Waterfall, so named because Sergey; one of our surfers names the waves after landmarks, sits in a steep basin where detritus left by cargo ships litters the stones. The sea is wild, and crashes directly on to the boulders. The only way to enter the water even vaguely safely is by leaping from a rocky spit which stretches directly in to the ocean. Exit would ideally involve the same method but the wind is strong, and swell already exceeds 2.5 meters. This is probably the most dangerous element of surfing Teriberka. Low levels of Potassium can lead cramps to set in quickly. Anyone unable to paddle, will find the slippery, exhausting process of exiting the water practically impossible. If they’re unable to fight the tide, they’ll either be sucked in to the ocean, or washed in to shore — where it’s probable that they’ll be impaled on a stone.

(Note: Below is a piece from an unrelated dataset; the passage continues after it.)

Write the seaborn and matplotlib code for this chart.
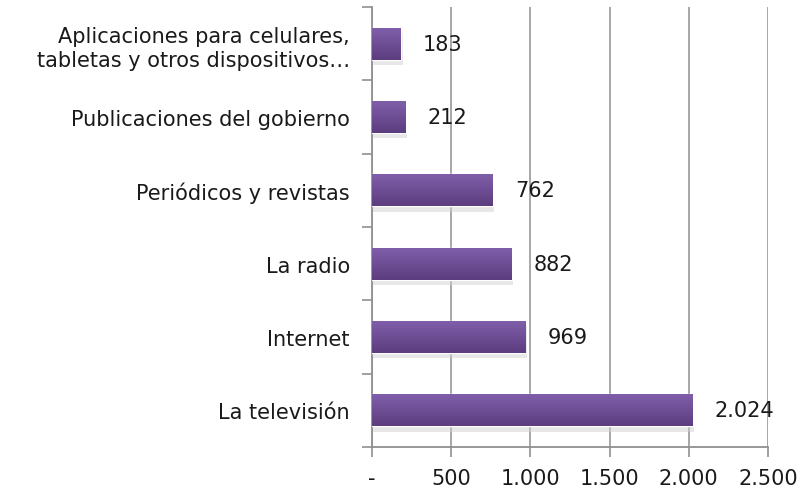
import matplotlib
matplotlib.use('Agg')
import matplotlib.pyplot as plt
import seaborn as sns
import pandas as pd
import numpy as np
from matplotlib.ticker import FuncFormatter, FixedLocator
from matplotlib.patches import Rectangle

categories = ['Aplicaciones para celulares,\ntabletas y otros dispositivos\u2026',
              'Publicaciones del gobierno',
              'Periódicos y revistas',
              'La radio',
              'Internet',
              'La televisión']
values = [183, 212, 762, 882, 969, 2024]
x_ticks = [0, 500, 1000, 1500, 2000, 2500]


def fmt_num(v, pos=None):
    if v == 0:
        return '-'
    return f'{int(round(v)):,}'.replace(',', '.')


def main():
    sns.set_style('white')
    plt.rcParams['font.family'] = ['DejaVu Sans']

    df = pd.DataFrame({'Categoria': categories, 'Valor': values})

    fig = plt.figure(figsize=(8.11, 4.89), dpi=100)
    ax = fig.add_axes([372/811, 1 - 448/489, 396/811, 440/489])

    sns.barplot(x='Valor', y='Categoria', data=df, orient='h', color='#6e4c96',
                width=0.44, ax=ax, zorder=3)

    # gradient fill + soft shadow on each bar
    grad = np.linspace(0, 1, 64).reshape(-1, 1)
    cmap = matplotlib.colors.LinearSegmentedColormap.from_list('pur', ['#8060ab', '#5c3d7f'])
    for p in ax.patches:
        x0, y0 = p.get_x(), p.get_y()
        w, h = p.get_width(), p.get_height()
        sh = Rectangle((x0, y0 + 0.07), w + 10, h, facecolor='#d0d0d0', edgecolor='none',
                       alpha=0.5, zorder=2)
        ax.add_patch(sh)
        im = ax.imshow(grad, aspect='auto', cmap=cmap, extent=(x0, x0 + w, y0 + h, y0),
                       zorder=4, interpolation='bilinear')
        im.set_clip_path(p)

    for i, v in enumerate(values):
        ax.text(v + 140, i, fmt_num(v), va='center', ha='left', fontsize=15, color='#1a1a1a',
                zorder=5)

    ax.set_xlim(0, 2500)
    ax.set_ylim(len(categories) - 0.5, -0.5)
    ax.xaxis.set_major_locator(FixedLocator(x_ticks))
    ax.xaxis.set_major_formatter(FuncFormatter(fmt_num))
    ax.grid(axis='x', color='#a0a0a0', linewidth=1.3, zorder=0)
    ax.set_axisbelow(True)

    ax.set_yticks(np.arange(-0.5, len(categories), 1), minor=True)
    ax.tick_params(axis='y', which='major', length=0, pad=16, labelsize=15, labelcolor='#1a1a1a')
    ax.tick_params(axis='y', which='minor', left=True, length=7, width=1.2, color='#909090')
    ax.tick_params(axis='x', which='major', bottom=True, length=7, width=1.2, color='#909090',
                   pad=8, labelsize=15, labelcolor='#1a1a1a')
    for lbl in ax.get_yticklabels():
        lbl.set_multialignment('right')
        lbl.set_linespacing(1.3)

    ax.set_xlabel('')
    ax.set_ylabel('')
    for s in ['top', 'right']:
        ax.spines[s].set_visible(False)
    for s in ['left', 'bottom']:
        ax.spines[s].set_color('#909090')
        ax.spines[s].set_linewidth(1.3)

    fig.savefig('out.png', dpi=100)
    plt.close(fig)


if __name__ == '__main__':
    main()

Rocky-breaks create challenges for surfers everywhere — but Teriberka’s extremely challenging, because it’s extremely cold. On the beach, it’s about 10°c. The sea is approximately 12°c — but the first 2 centimetres of surface water (where the guys spend almost their entire time) are significantly colder. During Kostya’s last winter trip here, the land temperature hit -30°c. By comparison, the sea’s surface was a modest -2°c. As he adjusts his board’s 4 fins, Sergey recalls camping here with Kostya (in a two man tent dug in to the snow). “The first time I surfed it was crazy” Sergey observes. “My beard froze. There was ice all over my face. I was filming it, so the camera was in my mouth. When I came up for air I couldn’t breathe. I took three lungs of water,” he laughs. “I nearly drowned”. Kostya, who had been reclined on a nearby rock with the largesse of a male catwalk model is no longer present to endorse (or deny) Sergey’s titillation at their near death escapade. He’s already entered the sea — and is paddling like a huge man-seal towards a breaker.